▶ **Exercise details**:
Leaving out the pictures, retype all the material exactly.

▶ **Source excerpt**:
-*-

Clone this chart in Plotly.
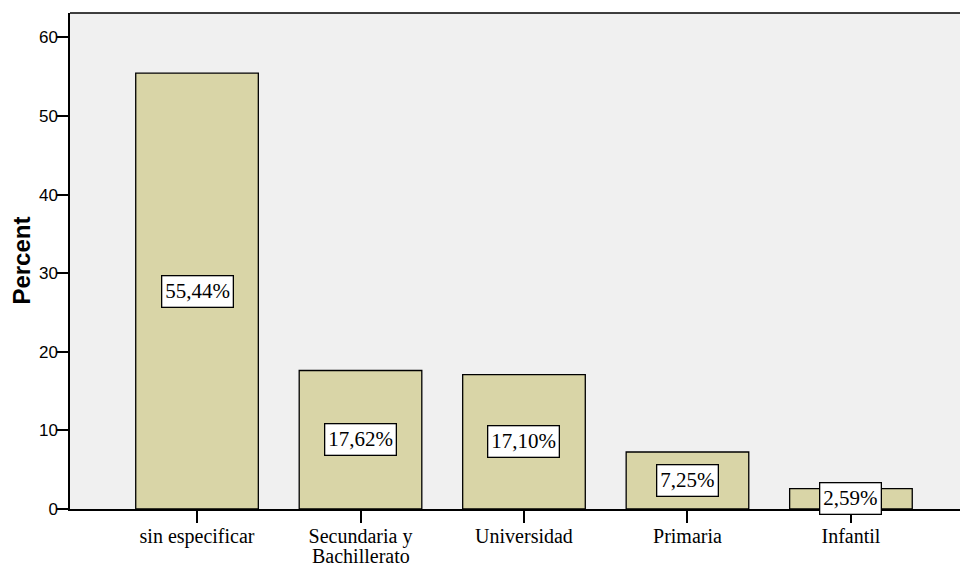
import plotly.graph_objects as go

categories = ["sin especificar", "Secundaria y<br>Bachillerato", "Universidad", "Primaria", "Infantil"]
values = [55.44, 17.62, 17.10, 7.25, 2.59]
labels = ["55,44%", "17,62%", "17,10%", "7,25%", "2,59%"]
y_ticks = [0, 10, 20, 30, 40, 50, 60]

xs = list(range(len(categories)))
serif = "Liberation Serif, Times New Roman, serif"
sans = "Liberation Sans, Arial, sans-serif"

fig = go.Figure()
fig.add_trace(go.Bar(
    x=xs, y=values, width=0.75,
    marker=dict(color="#d9d5a7", line=dict(color="black", width=1.3)),
    hoverinfo="skip",
))

for x, v, t in zip(xs, values, labels):
    fig.add_annotation(
        x=x, y=v / 2, text=t, showarrow=False,
        font=dict(family=serif, size=21, color="black"),
        bgcolor="white", bordercolor="black", borderwidth=1.3, borderpad=3,
    )

# first line of each category as tick label, further lines as tighter-spaced text
first_lines = [c.split("<br>")[0] for c in categories]
for x, c in zip(xs, categories):
    for k, extra in enumerate(c.split("<br>")[1:], start=1):
        fig.add_annotation(
            x=x, y=0, text=extra, showarrow=False, yanchor="middle",
            yshift=-26 - 21 * k, borderpad=0,
            font=dict(family=serif, size=20, color="black"),
        )

fig.add_annotation(
    xref="paper", yref="paper", x=-0.055, y=0.5, text="<b>Percent</b>", showarrow=False,
    textangle=-90, xanchor="center", yanchor="middle",
    font=dict(family=sans, size=24, color="black"),
)

fig.update_layout(
    width=960, height=559,
    margin=dict(l=62, r=0, t=5, b=58, autoexpand=False),
    paper_bgcolor="white", plot_bgcolor="#f0f0f0",
    showlegend=False,
    xaxis=dict(
        range=[-0.777, 4.716], tickmode="array", tickvals=xs, ticktext=first_lines,
        ticks="outside", ticklen=12, tickwidth=2, tickcolor="black",
        showline=True, linecolor="black", linewidth=1.5, mirror=False,
        showgrid=False, zeroline=False, automargin=False,
        ticklabelstandoff=-4,
        tickfont=dict(family=serif, size=20, color="black"),
    ),
    yaxis=dict(
        range=[0, 63.1], tickmode="array", tickvals=y_ticks,
        ticks="outside", ticklen=11, tickwidth=2, tickcolor="black",
        showline=True, linecolor="black", linewidth=1.5,
        showgrid=False, zeroline=False, automargin=False,
        ticklabelstandoff=-4,
        tickfont=dict(family=sans, size=17, color="black"),
    ),
)

fig.add_shape(type="line", xref="paper", yref="paper", x0=0, x1=1, y0=1, y1=1,
              line=dict(color="black", width=1.5))

fig.write_html("out.html")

-*-

▶ **Task solution**:
Clone this chart in Plotly.
import plotly.graph_objects as go

categories = ["sin especificar", "Secundaria y<br>Bachillerato", "Universidad", "Primaria", "Infantil"]
values = [55.44, 17.62, 17.10, 7.25, 2.59]
labels = ["55,44%", "17,62%", "17,10%", "7,25%", "2,59%"]
y_ticks = [0, 10, 20, 30, 40, 50, 60]

xs = list(range(len(categories)))
serif = "Liberation Serif, Times New Roman, serif"
sans = "Liberation Sans, Arial, sans-serif"

fig = go.Figure()
fig.add_trace(go.Bar(
    x=xs, y=values, width=0.75,
    marker=dict(color="#d9d5a7", line=dict(color="black", width=1.3)),
    hoverinfo="skip",
))

for x, v, t in zip(xs, values, labels):
    fig.add_annotation(
        x=x, y=v / 2, text=t, showarrow=False,
        font=dict(family=serif, size=21, color="black"),
        bgcolor="white", bordercolor="black", borderwidth=1.3, borderpad=3,
    )

# first line of each category as tick label, further lines as tighter-spaced text
first_lines = [c.split("<br>")[0] for c in categories]
for x, c in zip(xs, categories):
    for k, extra in enumerate(c.split("<br>")[1:], start=1):
        fig.add_annotation(
            x=x, y=0, text=extra, showarrow=False, yanchor="middle",
            yshift=-26 - 21 * k, borderpad=0,
            font=dict(family=serif, size=20, color="black"),
        )

fig.add_annotation(
    xref="paper", yref="paper", x=-0.055, y=0.5, text="<b>Percent</b>", showarrow=False,
    textangle=-90, xanchor="center", yanchor="middle",
    font=dict(family=sans, size=24, color="black"),
)

fig.update_layout(
    width=960, height=559,
    margin=dict(l=62, r=0, t=5, b=58, autoexpand=False),
    paper_bgcolor="white", plot_bgcolor="#f0f0f0",
    showlegend=False,
    xaxis=dict(
        range=[-0.777, 4.716], tickmode="array", tickvals=xs, ticktext=first_lines,
        ticks="outside", ticklen=12, tickwidth=2, tickcolor="black",
        showline=True, linecolor="black", linewidth=1.5, mirror=False,
        showgrid=False, zeroline=False, automargin=False,
        ticklabelstandoff=-4,
        tickfont=dict(family=serif, size=20, color="black"),
    ),
    yaxis=dict(
        range=[0, 63.1], tickmode="array", tickvals=y_ticks,
        ticks="outside", ticklen=11, tickwidth=2, tickcolor="black",
        showline=True, linecolor="black", linewidth=1.5,
        showgrid=False, zeroline=False, automargin=False,
        ticklabelstandoff=-4,
        tickfont=dict(family=sans, size=17, color="black"),
    ),
)

fig.add_shape(type="line", xref="paper", yref="paper", x0=0, x1=1, y0=1, y1=1,
              line=dict(color="black", width=1.5))

fig.write_html("out.html")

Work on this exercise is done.